Gather all lines containing the string "this" and copy them out.

> **DATA ENTRIES**:

= = =

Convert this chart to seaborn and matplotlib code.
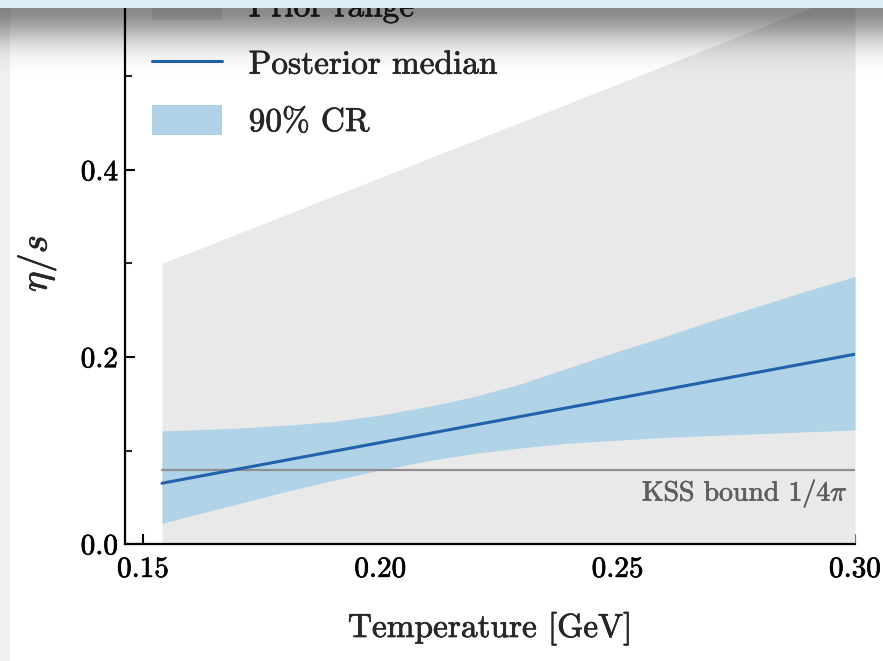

= = =

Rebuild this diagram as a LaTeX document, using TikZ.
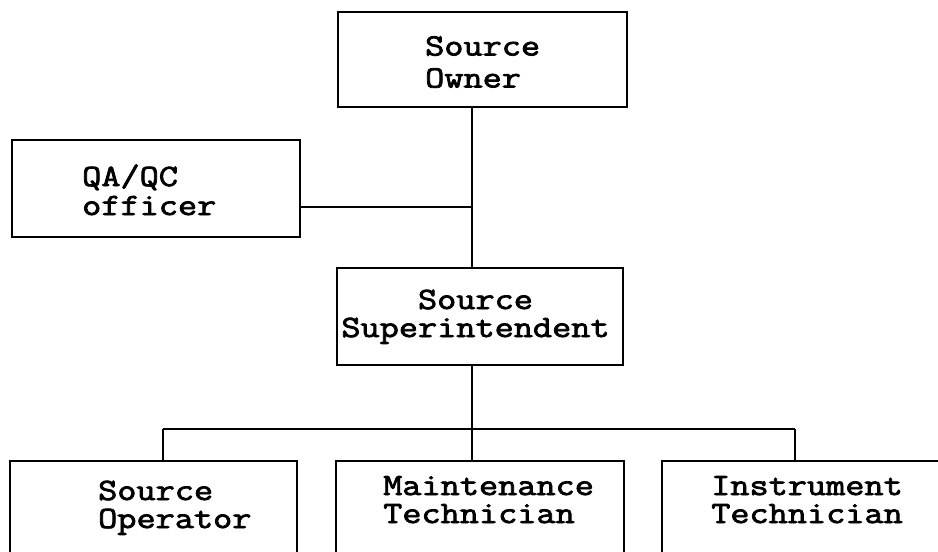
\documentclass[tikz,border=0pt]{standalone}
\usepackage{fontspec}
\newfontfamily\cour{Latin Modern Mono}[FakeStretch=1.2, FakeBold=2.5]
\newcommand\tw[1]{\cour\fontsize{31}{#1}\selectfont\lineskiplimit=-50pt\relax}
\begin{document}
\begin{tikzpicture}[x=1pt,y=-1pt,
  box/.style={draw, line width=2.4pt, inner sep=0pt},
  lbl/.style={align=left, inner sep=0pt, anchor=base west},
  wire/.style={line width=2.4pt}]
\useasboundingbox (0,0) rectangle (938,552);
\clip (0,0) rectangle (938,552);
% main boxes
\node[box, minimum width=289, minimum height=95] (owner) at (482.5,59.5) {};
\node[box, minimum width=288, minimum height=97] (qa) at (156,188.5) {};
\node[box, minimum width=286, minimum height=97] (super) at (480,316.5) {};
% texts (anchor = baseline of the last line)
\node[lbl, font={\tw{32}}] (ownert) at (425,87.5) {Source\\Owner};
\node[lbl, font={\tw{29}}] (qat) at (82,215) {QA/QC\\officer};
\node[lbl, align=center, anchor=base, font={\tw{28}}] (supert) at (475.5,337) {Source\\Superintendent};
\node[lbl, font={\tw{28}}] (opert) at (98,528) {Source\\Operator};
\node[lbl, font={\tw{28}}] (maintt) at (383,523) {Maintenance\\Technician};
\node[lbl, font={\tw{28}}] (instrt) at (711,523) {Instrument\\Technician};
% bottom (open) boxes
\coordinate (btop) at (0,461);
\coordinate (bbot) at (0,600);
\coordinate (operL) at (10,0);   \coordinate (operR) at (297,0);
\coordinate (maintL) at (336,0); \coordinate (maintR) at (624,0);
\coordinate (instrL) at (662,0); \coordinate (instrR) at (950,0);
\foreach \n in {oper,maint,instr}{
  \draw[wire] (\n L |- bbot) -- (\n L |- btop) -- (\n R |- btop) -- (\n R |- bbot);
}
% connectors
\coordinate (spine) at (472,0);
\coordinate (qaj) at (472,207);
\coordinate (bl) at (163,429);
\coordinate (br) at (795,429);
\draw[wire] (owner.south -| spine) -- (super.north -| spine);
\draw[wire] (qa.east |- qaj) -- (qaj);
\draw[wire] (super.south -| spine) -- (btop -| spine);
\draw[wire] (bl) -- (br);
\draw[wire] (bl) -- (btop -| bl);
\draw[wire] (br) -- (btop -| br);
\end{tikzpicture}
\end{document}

= = =

> **OUTPUT**:
Convert this chart to seaborn and matplotlib code.
Rebuild this diagram as a LaTeX document, using TikZ.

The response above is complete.